_TASK INSTRUCTIONS_
Leave the pictures out and retype the lines from the beginning through the line with "import * as d3 from 'd3';", both ends included.

## start INFORMATION PROVIDED

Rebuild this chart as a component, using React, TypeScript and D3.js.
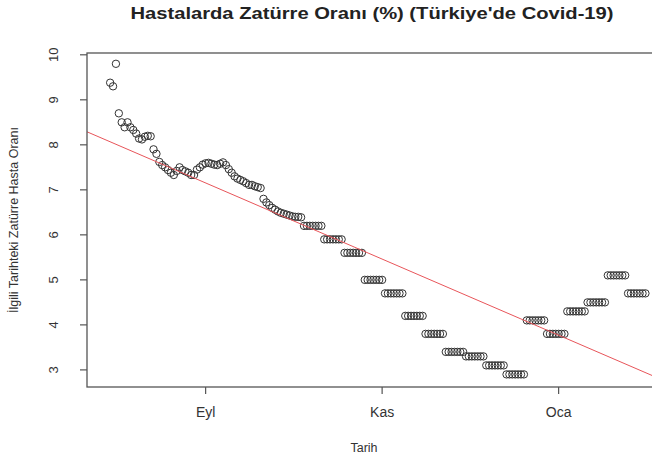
import React from 'react';
import * as d3 from 'd3';

// Daily values from 2020-07-30 to 2020-10-04
const dailyStart = '2020-07-30';
const dailyValues = [
  9.38, 9.3, 9.8, 8.7, 8.5, 8.39, 8.5, 8.39, 8.33, 8.25, 8.14, 8.12, 8.18, 8.2, 8.19,
  7.9, 7.8, 7.62, 7.55, 7.5, 7.44, 7.38, 7.33, 7.42, 7.5, 7.44, 7.41, 7.38, 7.33, 7.33,
  7.45, 7.5, 7.56, 7.59, 7.6, 7.58, 7.56, 7.55, 7.58, 7.61, 7.55, 7.46, 7.38, 7.3, 7.25,
  7.22, 7.19, 7.15, 7.11, 7.11, 7.08, 7.06, 7.04, 6.8, 6.72, 6.66, 6.6, 6.56, 6.52, 6.49,
  6.47, 6.45, 6.43, 6.41, 6.4, 6.4, 6.39,
];
// Weekly reported values (same value on each day of the week), from 2020-10-05
const weeklyStart = '2020-10-05';
const weeklyValues = [6.2, 5.9, 5.6, 5.0, 4.7, 4.2, 3.8, 3.4, 3.3, 3.1, 2.9, 4.1, 3.8, 4.3, 4.5, 5.1, 4.7];

const xTickDates = ['2020-09-01', '2020-11-01', '2021-01-01'];
const xTickLabels = ['Eyl', 'Kas', 'Oca'];
const yTicks = [3, 4, 5, 6, 7, 8, 9, 10];

const title = "Hastalarda Zatürre Oranı (%) (Türkiye'de Covid-19)";
const xTitle = 'Tarih';
const yTitle = 'İlgili Tarihteki Zatürre Hasta Oranı';

const DAY = 86400000;
const parse = (s: string) => new Date(s + 'T00:00:00Z');

type Pt = { date: Date; value: number };
const points: Pt[] = [];
dailyValues.forEach((v, i) => points.push({ date: new Date(parse(dailyStart).getTime() + i * DAY), value: v }));
weeklyValues.forEach((v, w) => {
  for (let k = 0; k < 7; k++) {
    points.push({ date: new Date(parse(weeklyStart).getTime() + (w * 7 + k) * DAY), value: v });
  }
});

const W = 652, H = 458;
const left = 87, right = 657, top = 53, bottom = 387;

export default function App() {
  const x = d3.scaleUtc().domain([parse('2020-07-22'), parse('2021-02-04')]).range([left, right]);
  const y = d3.scaleLinear().domain([2.62, 10.04]).range([bottom, top]);

  // least squares fit (abline(lm(value ~ date)))
  const xs = points.map(p => p.date.getTime() / DAY);
  const ys = points.map(p => p.value);
  const mx = d3.mean(xs)!, my = d3.mean(ys)!;
  let sxy = 0, sxx = 0;
  xs.forEach((xv, i) => { sxy += (xv - mx) * (ys[i] - my); sxx += (xv - mx) * (xv - mx); });
  const b = sxy / sxx, a = my - b * mx;
  const [d0, d1] = x.domain();
  const fit = (d: Date) => a + b * (d.getTime() / DAY);

  const axisColor = '#555';
  const textColor = '#333';

  return (
    <svg width={W} height={H} style={{ position: 'fixed', left: 0, top: 0, background: '#fff' }}
      fontFamily="'Liberation Sans', Arial, sans-serif">
      <defs>
        <clipPath id="plotclip"><rect x={left} y={top} width={right - left} height={bottom - top} /></clipPath>
      </defs>
      <rect x={0} y={0} width={W} height={H} fill="#fff" />
      <text x={372} y={18.5} textAnchor="middle" fontWeight="bold" fontSize={16} fill="#222"
        textLength={483} lengthAdjust="spacingAndGlyphs">{title}</text>

      {/* points */}
      <g fill="none" stroke="#333" strokeWidth={1}>
        {points.map((p, i) => (
          <circle key={i} cx={x(p.date)} cy={y(p.value)} r={3.7} />
        ))}
      </g>

      {/* regression line */}
      <g clipPath="url(#plotclip)">
        <line x1={x(d0)} y1={y(fit(d0))} x2={x(d1)} y2={y(fit(d1))} stroke="#e8555a" strokeWidth={1} />
      </g>

      {/* box */}
      <rect x={left} y={top} width={right - left} height={bottom - top} fill="none" stroke={axisColor} strokeWidth={1.3} />

      {/* y axis */}
      <g>
        {yTicks.map(t => (
          <g key={t}>
            <line x1={left - 7} x2={left} y1={y(t)} y2={y(t)} stroke={axisColor} strokeWidth={1.2} />
            <text transform={`translate(${left - 34},${y(t)}) rotate(-90)`} textAnchor="middle" dy="0.35em"
              fontSize={13} fill={textColor}>{t}</text>
          </g>
        ))}
        <text transform={`translate(14,${(top + bottom) / 2}) rotate(-90)`} textAnchor="middle" dy="0.35em"
          fontSize={12.5} fill={textColor}>{yTitle}</text>
      </g>

      {/* x axis */}
      <g>
        {xTickDates.map((d, i) => (
          <g key={d}>
            <line x1={x(parse(d))} x2={x(parse(d))} y1={bottom} y2={bottom + 7} stroke={axisColor} strokeWidth={1.2} />
            <text x={x(parse(d))} y={bottom + 30} textAnchor="middle" fontSize={14} fill={textColor}>{xTickLabels[i]}</text>
          </g>
        ))}
        <text x={364} y={452} textAnchor="middle" fontSize={12.5} fill={textColor}>{xTitle}</text>
      </g>
    </svg>
  );
}
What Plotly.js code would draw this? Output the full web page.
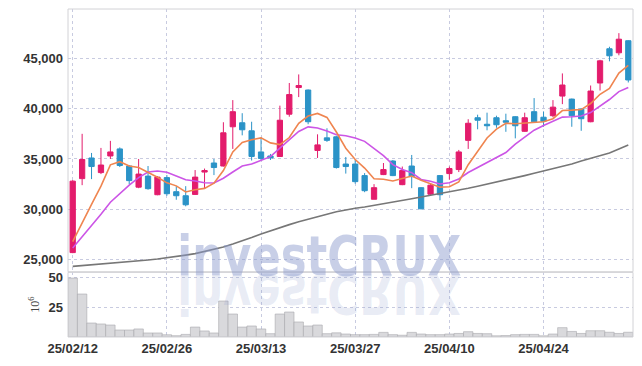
<!DOCTYPE html>
<html><head><meta charset="utf-8">
<script src="https://cdn.plot.ly/plotly-3.0.1.min.js"></script>
<style>html,body{margin:0;padding:0;background:#fff}#chart{width:642px;height:366px}</style>
</head><body><div id="chart"></div>
<script>
const dates=['25/02/12','25/02/13','25/02/14','25/02/17','25/02/18','25/02/19','25/02/20','25/02/21','25/02/24','25/02/25',
'25/02/26','25/02/27','25/02/28','25/03/04','25/03/05','25/03/06','25/03/07','25/03/10','25/03/11','25/03/12',
'25/03/13','25/03/14','25/03/17','25/03/18','25/03/19','25/03/20','25/03/21','25/03/24','25/03/25','25/03/26',
'25/03/27','25/03/28','25/03/31','25/04/01','25/04/02','25/04/03','25/04/04','25/04/07','25/04/08','25/04/09',
'25/04/10','25/04/11','25/04/14','25/04/15','25/04/16','25/04/17','25/04/18','25/04/21','25/04/22','25/04/23',
'25/04/24','25/04/25','25/04/28','25/04/29','25/04/30','25/05/02','25/05/07','25/05/08','25/05/09','25/05/12'];
const tickDates=['25/02/12','25/02/26','25/03/13','25/03/27','25/04/10','25/04/24'];
const openP=[25700,33050,35100,33650,35300,36000,34300,32200,33300,31450,
33150,31750,31350,31480,33700,34600,34300,38200,38600,37800,
35700,35300,35250,39450,42100,41850,35850,37100,37200,34500,
34500,33350,31000,33450,34800,32450,34300,32150,31500,33350,
33550,33950,36850,39100,38450,39100,38800,39200,37750,39700,
39150,39300,41250,40950,39950,38700,42550,45950,45550,46750];
const highP=[32900,37500,35600,36100,36800,36150,34400,35000,34300,33300,
33400,32300,32300,33900,34050,35000,38650,40850,39550,38700,
37150,35500,40300,42550,43400,41900,37450,38050,37300,35200,
34900,33600,32500,34600,34900,34250,35400,32200,32600,33400,
34250,35900,38950,39400,39600,39300,39500,39250,39600,41050,
39700,40850,43500,41000,40050,42300,44850,46150,47500,46800];
const lowP=[25650,32400,33000,33500,35000,34200,32500,32100,31950,31400,
31350,30950,30300,31450,32050,33400,34250,36000,37350,34850,
34900,34900,35200,39200,41150,38450,35100,36700,34050,33550,
32550,31700,31000,33400,33300,32400,32100,30000,31350,30900,
32950,33700,36000,37950,37850,38100,37700,37050,37700,38650,
38200,39150,40450,38200,37800,38650,41800,44700,45300,42600];
const closeP=[32800,34950,34250,34400,35700,34350,32850,33500,32050,33200,
31550,31350,30450,33200,33850,34150,37600,39700,37900,35250,
35050,35100,38850,41400,42300,38700,36400,36850,34150,34250,
32750,31850,32150,33950,33350,33850,33250,30050,32400,31450,
34050,35700,38550,38850,38300,38400,38650,38300,39100,38700,
38750,40150,42350,39300,39000,41750,44750,45250,46900,42850];
const ma5=[26800,28700,30500,32300,34420,34730,34310,34160,33690,33190,
32630,32330,31720,31950,32080,32600,33850,35700,36640,36920,
37100,36600,36430,37130,38540,39270,39530,39130,37680,36070,
34950,34100,33030,32990,32810,33030,33310,32890,32580,32200,
32240,32730,34430,35720,37090,37960,38550,38500,38550,38630,
38700,39000,39810,39850,39910,40510,41430,42010,43530,44300];
const ma10=[26160,27250,28300,29500,30700,31600,32400,33150,33700,33800,
33680,33320,32940,32820,32640,32620,33090,33710,34300,34500,
34850,35230,36070,36890,37730,38190,38070,37780,37410,37310,
37080,36750,36080,35340,34440,33960,33640,32960,32790,32510,
32640,33020,33660,34150,34650,35100,35640,36470,37140,37860,
38330,38780,39160,39200,39270,39610,40220,40910,41690,42110];
const ma60=[24330,24400,24470,24540,24620,24700,24780,24870,24960,25060,
25170,25300,25450,25600,25800,26000,26250,26550,26850,27200,
27550,27880,28200,28480,28760,29030,29280,29520,29750,29950,
30100,30230,30380,30540,30700,30880,31050,31230,31400,31550,
31700,31900,32100,32300,32500,32700,32900,33100,33350,33580,
33800,34000,34250,34500,34800,35050,35300,35600,36000,36400];
const volume=[49.8,36.3,11.8,11.0,10.1,5.9,5.9,6.8,3.4,3.4,
1.9,1.1,2.2,8.4,5.1,3.4,30.4,19.4,8.4,9.3,
6.8,2.8,19.4,21.1,12.7,9.3,10.1,2.8,3.5,2.5,
2.0,2.0,2.2,3.9,2.0,1.5,3.9,2.5,2.0,2.0,
2.5,3.0,4.5,3.0,2.8,1.0,1.2,2.0,2.2,2.2,
1.0,2.5,7.9,4.7,3.0,5.3,5.3,4.0,3.0,4.0];
const priceTicks=[25000,30000,35000,40000,45000];
const volTicks=[25,50];
const watermark='investCRUX';

const RED='#e31c6c', BLUE='#2b93c7', GRID='#c8cbe0';
const tickFont={family:'Liberation Sans, Arial, sans-serif',size:13,color:'#333',weight:'bold'};
const wmFont='DejaVu Sans, Liberation Sans, Arial, sans-serif';
const traces=[
 {type:'candlestick',x:dates,open:openP,high:highP,low:lowP,close:closeP,xaxis:'x',yaxis:'y',
  increasing:{line:{color:RED,width:1},fillcolor:RED},decreasing:{line:{color:BLUE,width:1},fillcolor:BLUE},
  whiskerwidth:0,showlegend:false,hoverinfo:'skip'},
 {type:'scatter',mode:'lines',x:dates,y:ma60,xaxis:'x',yaxis:'y',line:{color:'#777',width:1.6},hoverinfo:'skip'},
 {type:'scatter',mode:'lines',x:dates,y:ma10,xaxis:'x',yaxis:'y',line:{color:'#cc55e6',width:1.6},hoverinfo:'skip'},
 {type:'scatter',mode:'lines',x:dates,y:ma5,xaxis:'x',yaxis:'y',line:{color:'#ef8550',width:1.6},hoverinfo:'skip'},
 {type:'bar',x:dates,y:volume,xaxis:'x',yaxis:'y2',marker:{color:'#d9d9dc',line:{color:'#a8a8ad',width:0.6}},hoverinfo:'skip'}
];
const layout={
 width:642,height:366,margin:{l:68,r:9,t:9,b:29},paper_bgcolor:'#fff',plot_bgcolor:'#fff',
 showlegend:false,bargap:0,boxgap:0.2,
 xaxis:{type:'category',range:[-0.5,59.5],anchor:'y2',tickmode:'array',tickvals:tickDates,ticktext:tickDates,
  showgrid:true,gridcolor:GRID,griddash:'dot',gridwidth:1,ticks:'',tickfont:tickFont,ticklabelstandoff:2,
  rangeslider:{visible:false},zeroline:false,showline:false,fixedrange:true},
 yaxis:{domain:[0.199,1],range:[23800,49900],tickmode:'array',tickvals:priceTicks,tickformat:',d',
  showgrid:true,gridcolor:GRID,griddash:'dot',ticks:'',tickfont:tickFont,zeroline:false,anchor:'x',ticklabelstandoff:4},
 yaxis2:{domain:[0,0.197],range:[0,54.6],tickmode:'array',tickvals:volTicks,
  showgrid:true,gridcolor:GRID,griddash:'dot',ticks:'',tickfont:tickFont,zeroline:false,anchor:'x',ticklabelstandoff:4,
  title:{text:'10<sup>6</sup>',font:{family:'Liberation Serif, serif',size:12,color:'#444'},standoff:6}},
 shapes:[
  {type:'rect',xref:'paper',yref:'paper',x0:0,x1:1,y0:0.199,y1:1,line:{color:'#d2d2d6',width:1}},
  {type:'rect',xref:'paper',yref:'paper',x0:0,x1:1,y0:0,y1:0.197,line:{color:'#d2d2d6',width:1}}
 ],
 annotations:[
  {text:watermark,xref:'paper',yref:'paper',x:0.446,y:0.143,xanchor:'center',yanchor:'bottom',showarrow:false,
   font:{family:wmFont,size:56,color:'rgba(140,155,205,0.48)',weight:'bold'}},
  {text:watermark,xref:'paper',yref:'paper',x:0.446,y:0.143,xanchor:'center',yanchor:'bottom',showarrow:false,
   font:{family:wmFont,size:56,color:'rgba(140,155,205,0.2)',weight:'bold'}}
 ]
};
Plotly.newPlot('chart',traces,layout,{displayModeBar:false,staticPlot:true}).then(function(gd){
  const anns=gd.querySelectorAll('.annotation-text');
  anns.forEach(function(t){
    t.setAttribute('textLength','284');
    t.setAttribute('lengthAdjust','spacingAndGlyphs');
  });
  if(anns.length>1){
    const t=anns[1];
    const b=t.getBBox();
    const base=b.y+b.height*0.78;
    const ex=t.getAttribute('transform')||'';
    t.setAttribute('transform','matrix(1,0,0,-1,0,'+(2*base+3)+') '+ex);
  }
});
</script></body></html>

## end INFORMATION PROVIDED

_OUTPUT BELOW_
Rebuild this chart as a component, using React, TypeScript and D3.js.
import React from 'react';
import * as d3 from 'd3';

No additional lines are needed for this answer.